Is there a way to make use of LINQ API to (inner) join collections in a lazy fashion? I face a situation where I need to correlate multiple CSVs in cascade and would like to avoid unnecessary parsing operations if "upstream" CSVs turn out to be empty:
ReadCsvRows(fileA).Join(
ReadCsvRows(fileB), // why to parse B if A is empty?!
...
).Join(
ReadCsvRows(fileC),
...
).Join(...)
Note that ReadCsvRows method lies behind an interface, only requirement of which is that method has to return IEnumerable (as depicted here). To keep things "streamy", I could get around the problem by introducing custom extension method
public static IEnumerable<TResult> Join<TOuter, TInner, TKey, TResult>(
this IEnumerable<TOuter> outer,
Func<IEnumerable<TInner>> innerFunc,
Func<TOuter, TKey> outerKeySelector,
Func<TInner, TKey> innerKeySelector,
Func<TOuter, TInner, TResult> resultSelector) =>
!outer.Any() ?
Array.Empty<TResult>() :
outer.Join(
innerFunc(),
outerKeySelector,
innerKeySelector,
resultSelector
);
but was wondering what options do I have with vanilla LINQ API.

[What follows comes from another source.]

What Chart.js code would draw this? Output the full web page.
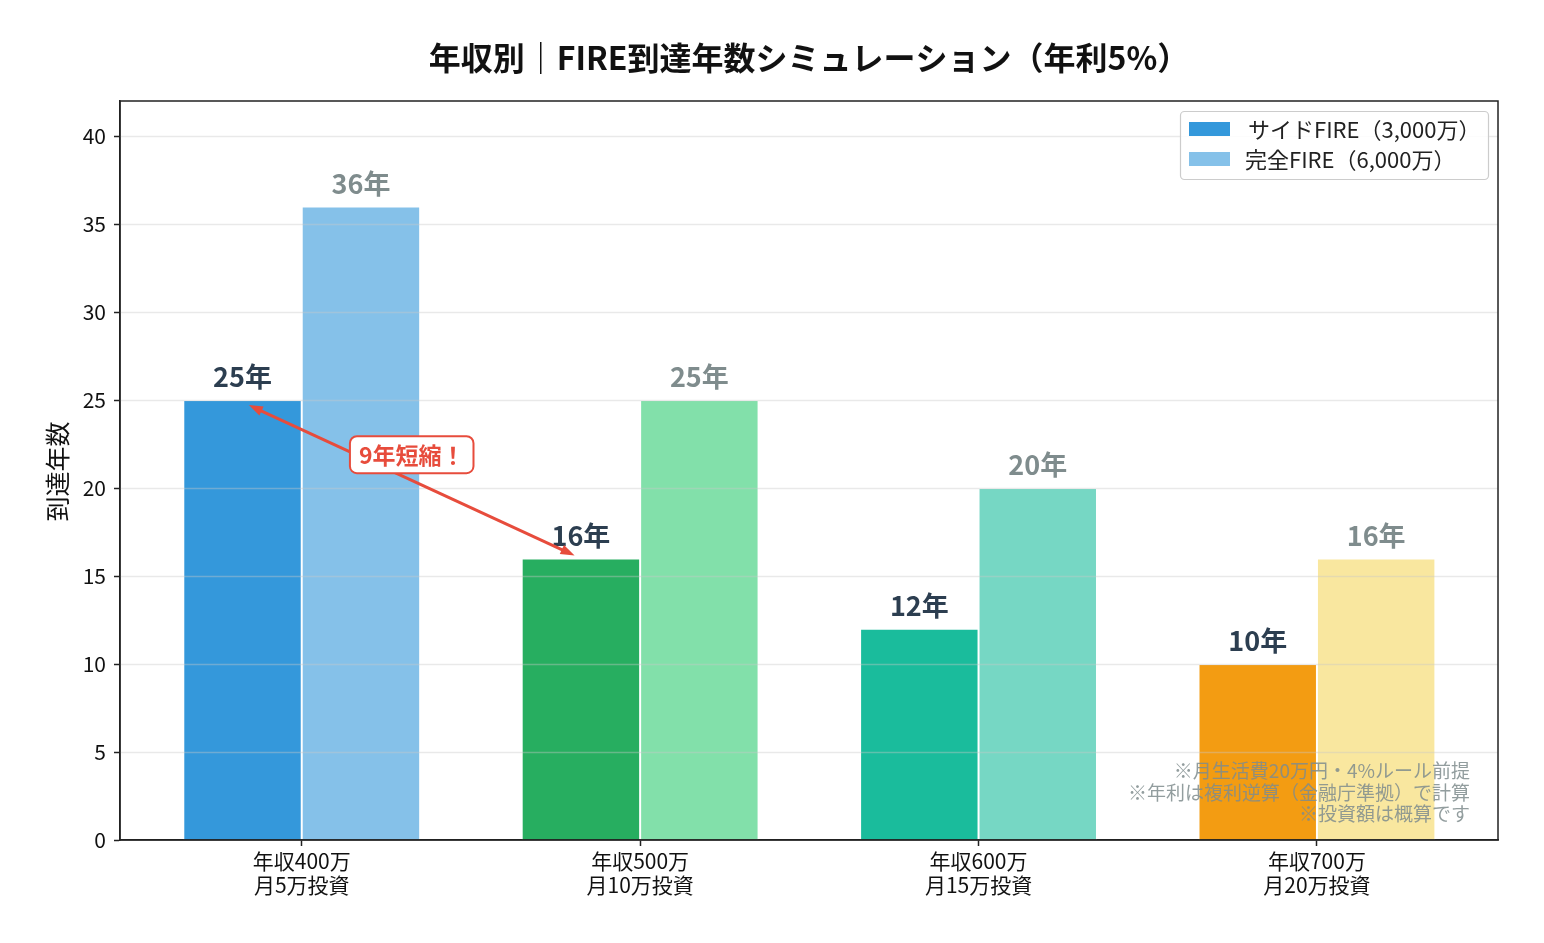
<!DOCTYPE html>
<html>
<head>
<meta charset="utf-8">
<script src="https://cdn.jsdelivr.net/npm/chart.js@4.4.1/dist/chart.umd.min.js"></script>
<style>
  html, body { margin: 0; padding: 0; background: #fff; }
  #wrap { width: 1544px; height: 943px; }
</style>
</head>
<body>
<div id="wrap"><canvas id="fireChart" width="1544" height="943"></canvas></div>
<script>
const categories = [
    ['年収400万', '月5万投資'],
    ['年収500万', '月10万投資'],
    ['年収600万', '月15万投資'],
    ['年収700万', '月20万投資']
];
const seriesNames = ['サイドFIRE（3,000万）', '完全FIRE（6,000万）'];
const sideFire = [25, 16, 12, 10];
const fullFire = [36, 25, 20, 16];
const sideColors = ['#3498db', '#27ae60', '#1abc9c', '#f39c12'];
const fullColors = ['#85c1e9', '#82e0aa', '#76d7c4', '#f9e79f'];
const yTicks = [0, 5, 10, 15, 20, 25, 30, 35, 40];
const titleText = '年収別｜FIRE到達年数シミュレーション（年利5%）';
const yTitle = '到達年数';
const noteLines = ['※月生活費20万円・4%ルール前提', '※年利は複利逆算（金融庁準拠）で計算', '※投資額は概算です'];
const calloutText = '9年短縮！';
const calloutPos = { x: 0.325, y: 21.9 };

const FONT = '"Noto Sans CJK JP", "Noto Sans", sans-serif';

// extra drawing: frame, grid over bars, value labels, arrow, legend, notes, titles
const decor = {
    id: 'decor',
    afterDatasetsDraw(chart) {
        const { ctx, chartArea: a, scales: { x, y } } = chart;
        ctx.save();

        // grid lines (drawn over the bars, semi transparent)
        ctx.strokeStyle = 'rgba(200,200,200,0.4)';
        ctx.lineWidth = 1.5;
        yTicks.slice(1).forEach(v => {
            const py = Math.round(y.getPixelForValue(v)) + 0.5;
            ctx.beginPath(); ctx.moveTo(a.left, py); ctx.lineTo(a.right, py); ctx.stroke();
        });

        // value labels
        ctx.textAlign = 'center';
        ctx.textBaseline = 'middle';
        ctx.font = 'bold 27px ' + FONT;
        [0, 1].forEach(d => {
            ctx.fillStyle = d === 0 ? '#2c3e50' : '#7f8c8d';
            chart.getDatasetMeta(d).data.forEach((bar, i) => {
                const v = chart.data.datasets[d].data[i].y;
                ctx.fillText(v + '年', bar.x, bar.y - 23);
            });
        });

        // arrow between side FIRE bars 1 and 2
        const m = chart.getDatasetMeta(0).data;
        let x1 = m[0].x, y1 = m[0].y, x2 = m[1].x, y2 = m[1].y;
        const len = Math.hypot(x2 - x1, y2 - y1);
        const ux = (x2 - x1) / len, uy = (y2 - y1) / len;
        x1 += ux * 7; y1 += uy * 7 + 2; x2 -= ux * 7; y2 -= uy * 7;
        ctx.strokeStyle = '#e74c3c';
        ctx.fillStyle = '#e74c3c';
        ctx.lineWidth = 3;
        ctx.beginPath(); ctx.moveTo(x1 + ux * 10, y1 + uy * 10); ctx.lineTo(x2 - ux * 10, y2 - uy * 10); ctx.stroke();
        const head = (hx, hy, dx, dy) => {
            ctx.beginPath();
            ctx.moveTo(hx, hy);
            ctx.lineTo(hx - dx * 14 - dy * 5, hy - dy * 14 + dx * 5);
            ctx.lineTo(hx - dx * 14 + dy * 5, hy - dy * 14 - dx * 5);
            ctx.closePath(); ctx.fill();
        };
        head(x2, y2, ux, uy);
        head(x1, y1, -ux, -uy);

        // callout box
        const cx = x.getPixelForValue(calloutPos.x), cy = y.getPixelForValue(calloutPos.y);
        ctx.font = 'bold 23px ' + FONT;
        const tw = ctx.measureText(calloutText).width;
        const bw = tw + 18, bh = 37;
        ctx.beginPath();
        ctx.roundRect(cx - bw / 2, cy - bh / 2, bw, bh, 7);
        ctx.fillStyle = '#fff'; ctx.fill();
        ctx.lineWidth = 2; ctx.strokeStyle = '#e74c3c'; ctx.stroke();
        ctx.fillStyle = '#e74c3c';
        ctx.fillText(calloutText, cx, cy + 1);

        // notes bottom right
        ctx.font = '19px ' + FONT;
        ctx.fillStyle = 'rgba(127,140,141,0.85)';
        ctx.textAlign = 'right';
        noteLines.forEach((t, i) => ctx.fillText(t, 1470, 771 + i * 21.5));

        // legend
        ctx.beginPath();
        ctx.roundRect(1180.5, 111.5, 308, 68, 4);
        ctx.fillStyle = 'rgba(255,255,255,0.85)'; ctx.fill();
        ctx.strokeStyle = '#cccccc'; ctx.lineWidth = 1.2; ctx.stroke();
        ctx.textAlign = 'left';
        ctx.font = '22px ' + FONT;
        [sideColors[0], fullColors[0]].forEach((c, i) => {
            const ly = 129 + i * 30;
            ctx.fillStyle = c;
            ctx.fillRect(1189, ly - 7, 41, 14);
            ctx.fillStyle = '#222';
            ctx.fillText(seriesNames[i], 1247 - (i === 1 ? 2 : -1), ly + 1);
        });

        // frame
        ctx.strokeStyle = '#222';
        ctx.lineWidth = 1.5;
        ctx.strokeRect(a.left, a.top, a.right - a.left, a.bottom - a.top);

        // title
        ctx.textAlign = 'center';
        ctx.fillStyle = '#111';
        ctx.font = 'bold 32px ' + FONT;
        ctx.fillText(titleText, (a.left + a.right) / 2 - 8 + 8, 58);

        // y axis title
        ctx.save();
        ctx.translate(57, (a.top + a.bottom) / 2 + 1);
        ctx.rotate(-Math.PI / 2);
        ctx.font = '25px ' + FONT;
        ctx.fillStyle = '#111';
        ctx.fillText(yTitle, 0, 0);
        ctx.restore();

        ctx.restore();
    }
};

new Chart(document.getElementById('fireChart'), {
    type: 'bar',
    data: {
        datasets: [
            {
                label: seriesNames[0],
                data: sideFire.map((v, i) => ({ x: i, y: v })),
                backgroundColor: sideColors,
                borderColor: '#ffffff',
                borderWidth: 1,
                categoryPercentage: 0.70,
                barPercentage: 1.0
            },
            {
                label: seriesNames[1],
                data: fullFire.map((v, i) => ({ x: i, y: v })),
                backgroundColor: fullColors,
                borderColor: '#ffffff',
                borderWidth: 1,
                categoryPercentage: 0.70,
                barPercentage: 1.0
            }
        ]
    },
    options: {
        responsive: false,
        animation: false,
        layout: { padding: { left: 0, right: 46, top: 101, bottom: 0 } },
        plugins: {
            legend: { display: false },
            title: { display: false },
            tooltip: { enabled: false }
        },
        scales: {
            x: {
                type: 'linear',
                offset: false,
                min: -0.537,
                max: 3.535,
                afterBuildTicks: s => { s.ticks = categories.map((_, i) => ({ value: i })); },
                afterFit: s => { s.height = 103; },
                ticks: {
                    callback: v => categories[v],
                    font: { family: FONT, size: 21, lineHeight: 1.15 },
                    color: '#111',
                    padding: 3,
                    maxRotation: 0,
                    autoSkip: false
                },
                grid: { offset: false, drawOnChartArea: false, drawTicks: true, tickLength: 6, tickColor: '#222', tickWidth: 1.5 },
                border: { display: true, color: '#222', width: 1.5 }
            },
            y: {
                min: 0,
                max: 42,
                afterBuildTicks: s => { s.ticks = yTicks.map(v => ({ value: v })); },
                afterFit: s => { s.width = 120; },
                ticks: {
                    font: { family: FONT, size: 21 },
                    color: '#111',
                    padding: 8
                },
                grid: { drawOnChartArea: false, drawTicks: true, tickLength: 6, tickColor: '#222', tickWidth: 1.5 },
                border: { display: true, color: '#222', width: 1.5 }
            }
        }
    },
    plugins: [decor]
});
</script>
</body>
</html>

CodePudding user response:
If I were you, I would split ReadCsvRows(fileB) and ReadCsvRows(fileC) into two seperate variables. And add an "If" condition to determine if "ReadCSVRows(fileB)" should be executed or not.
Something like this:
List<FileATypeA> fileAData = ReadCsvRows(fileA);
List<FileATypeB> fileBData = new List<FileATypeB>();
List<FileATypeC> fileCData = new List<FileTypeC>();
if(fileAData.Count() > 0)
fileBData = ReadCsvRows(fileB);
if(fileBData.Count() > 0)
fileCData = ReadCsvRows(fileC);
List<FinalType> final = from a in fileAData
join b in fileBData
on a.Key = b.Key
join c in fileCData
on b.Key = c.Key
See if this helps
CodePudding user response:
You do not need own Join implementation. Standard System.Linq implementation do not enumerate inner sequence if outer has no records.

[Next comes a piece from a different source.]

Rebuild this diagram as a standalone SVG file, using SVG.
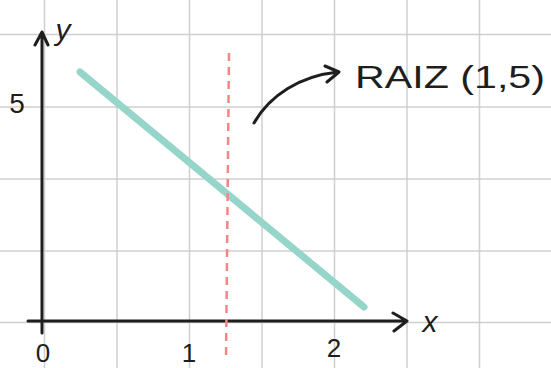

So, check your ReadCsvRows implementation. If you use yield in it's body, no unwanted reads will appear.
Schematically:
public static IEnumerable<Row> ReadCsvRows(string fileName)
{
using var reader = new CsvReader(fileName);
while (reader.ReadNext())
{
yield return reader.CurrentRow;
}
}
In this case even new CsvReader(fileName) will be NOT called if first sequence has no rows.